Hometown hero Ezra Furman is returning to Chicago to bring his stark and livid new sound to Lincoln Hall on Sept. 7 for what will be the second show of a 21-date tour across the United States, into the United Kingdom and Europe.
This tour marks the heels of his latest album, “Twelve Nudes,” which was released on Aug. 30 on Bella Union records. Standing as his eighth full-length LP to date, “Twelve Nudes” is a distinctly raw and irate departure from the orchestral and eclectic rock sound that is the signature of his catalog.
The songs on this new album throw Mr. Furman’s indie chops right into the buzz saw. They pop off like pressure valves into one’s existential ear buds until they give just enough pause to get up and do something about it. In a word, the message is loud and clear.
Born out of a response to the bleak weather across the country and the general ugliness and confusion in seemingly every sector of life right now, the album zones its sonic emergency at contemporary political issues and the ills of society at large.
“The only course of action here is to play guitar and scream into a microphone,” says Mr. Furman. “It’s about built-up frustration and anger. About society not going the way it should be – not to a place of love and care.”

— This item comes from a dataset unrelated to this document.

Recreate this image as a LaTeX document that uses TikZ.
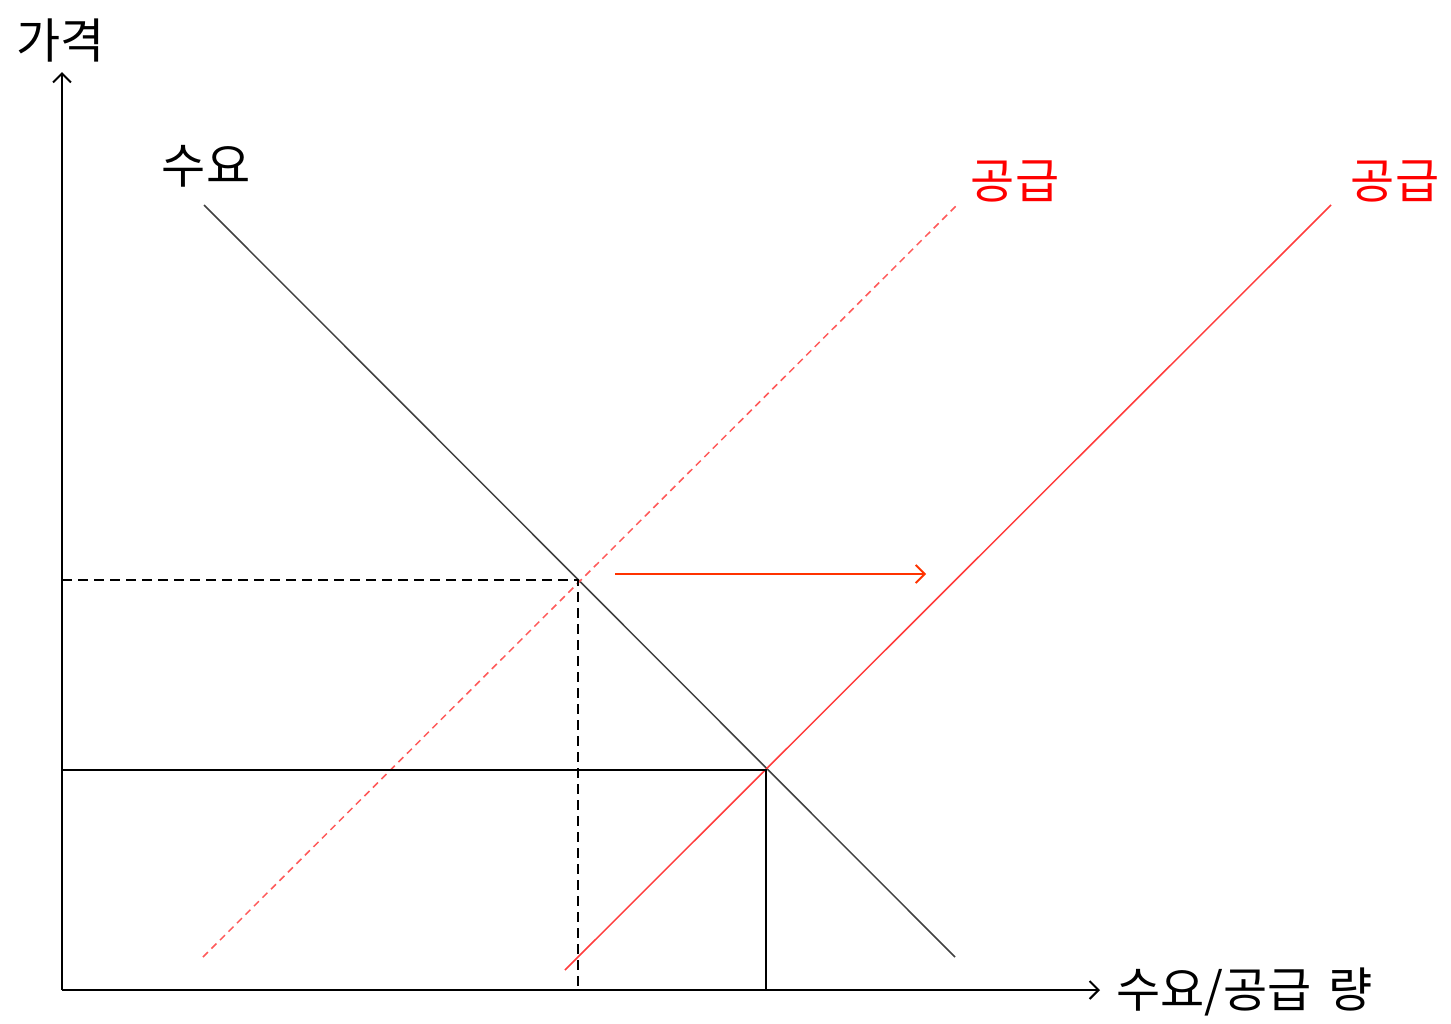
\documentclass[tikz,border=0pt]{standalone}
\usepackage{fontspec}
\newfontfamily\kr{Noto Sans CJK KR}
\usetikzlibrary{arrows.meta}
\definecolor{supred}{RGB}{255,60,60}
\definecolor{shiftred}{RGB}{255,51,0}
\tikzset{
  lbl/.style={font=\kr\fontsize{48}{54}\selectfont, inner sep=0pt},
  axis/.style={line width=2pt, -{Straight Barb[length=9pt,width=18pt,line width=2pt]}},
  curve/.style={line width=1.5pt},
}
\begin{document}
\begin{tikzpicture}[x=1pt,y=-1pt]
\useasboundingbox (0,0) rectangle (1451,1023);
\coordinate (O) at (62,990);
\coordinate (Ytop) at (62,72);
\coordinate (Xend) at (1100,990);
\draw[axis] (O) -- (Ytop);
\draw[axis] (O) -- (Xend);
\node[lbl] (ylab) at (61,40) {가격};
\node[lbl, anchor=west] (xlab) at (1116,992) {수요/공급\hspace{0.12em} 량};
% demand
\coordinate (D1) at (204,205);
\coordinate (D2) at (955,957);
\draw[curve, black!75] (D1) -- (D2);
\node[lbl] (dlab) at (206,166) {수요};
% old supply (dashed)
\coordinate (S1a) at (203,957);
\coordinate (S1b) at (957,205);
\draw[curve, supred!85, dash pattern=on 7pt off 5pt] (S1a) -- (S1b);
\node[lbl, text=red] (s1lab) at (1015,181) {공급};
% new supply
\coordinate (S2a) at (565,970);
\coordinate (S2b) at (1331,205);
\draw[curve, supred] (S2a) -- (S2b);
\node[lbl, text=red] (s2lab) at (1395,181) {공급};
% equilibria
\coordinate (E1) at (578,580);
\coordinate (E2) at (766,770);
\draw[line width=1.6pt, dash pattern=on 10pt off 6pt] (62,580) -- (E1) -- (578,990);
\draw[line width=1.6pt] (62,770) -- (E2) -- (766,990);
% shift arrow
\coordinate (A1) at (615,574);
\coordinate (A2) at (926,574);
\draw[line width=1.8pt, shiftred, -{Straight Barb[length=9pt,width=18pt,line width=1.8pt]}] (A1) -- (A2);
\end{tikzpicture}
\end{document}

The album was initially going to be called “Climate Change,” a title that reflects the turbulent turn in his musical approach and the issues at hand.
Recorded in July 2018 at Coyote Hearing Studios on the outskirts of Oakland, Cal., “Where the train yards are, on the edge of town, near the tent cities,” the gruesome sound coagulated naturally and those surroundings certainly lent their indelible feeling of grit and furious desolation to the overarching tempo and tone of the songs.
“It was a thing I must do, which is play loud punk rock,” Mr. Furman says of hocking his song writing craft over to the immediate silo of punk. “I didn’t want to do a punk record without having something to say. I didn’t want it to be Black Flag karaoke.”
Apart from the fact that each track cracks wide open from the jump and clocks in at just under three minutes, it certainly is anything but another imitation. The sound is fresh, still bearing the glow of Mr. Furman’s genuine artistry and stamp, but the polish is reassuringly hard to find.
Mr. Furman cites Memphis garage legends, the late Jay Reatard and the Oblivions amongst others as guiding lights towards finding the right feel.
Now all this tremendous trashing and pogo dancing aside, Mr. Furman is also a proud Evanston native. In regards to his upbringing, he comments that Evanston was, “a delicious place to grow up. I was just a kid about town.” Being a young artist in such an environment and being free to experiment creatively was ideal and helped him to discover his own artistic identity, he said.
On his experience at Evanston Township High School, he recalls a time when “I would just bring a guitar to school, wear pajamas and play guitar in the hallway and people were ok with it. The high school was a place where you could be a weird person but still be available.”
At the time he was also a regular fixture on the open mic circuit at venues like Tommy Nevin’s Pub, The Chase Cafe and Kaffein, all of which were major outlets for trying out his early material and honing his chops as a performer. These early gigs ultimately laid the groundwork for building the relationships that enabled him to make the leap from rocking Pixies songs in his pajamas during passing periods to playing his own original music for fans in big venues across the country and overseas.
Despite the endless spiral of wall pounding insanity that invades our news feed on an hourly basis and oozes into our daily lives, why not turn all of that energy outward in a positive motion and go scream along for a night to put the screws to some of those demons? As Ezra so simply and beautifully put it: “What else can we do except play rock and roll?”
Ezra Furman, with opening acts Steph Chura and Speedy Ortiz, Sept. 7 at Lincoln Hall, Chicago.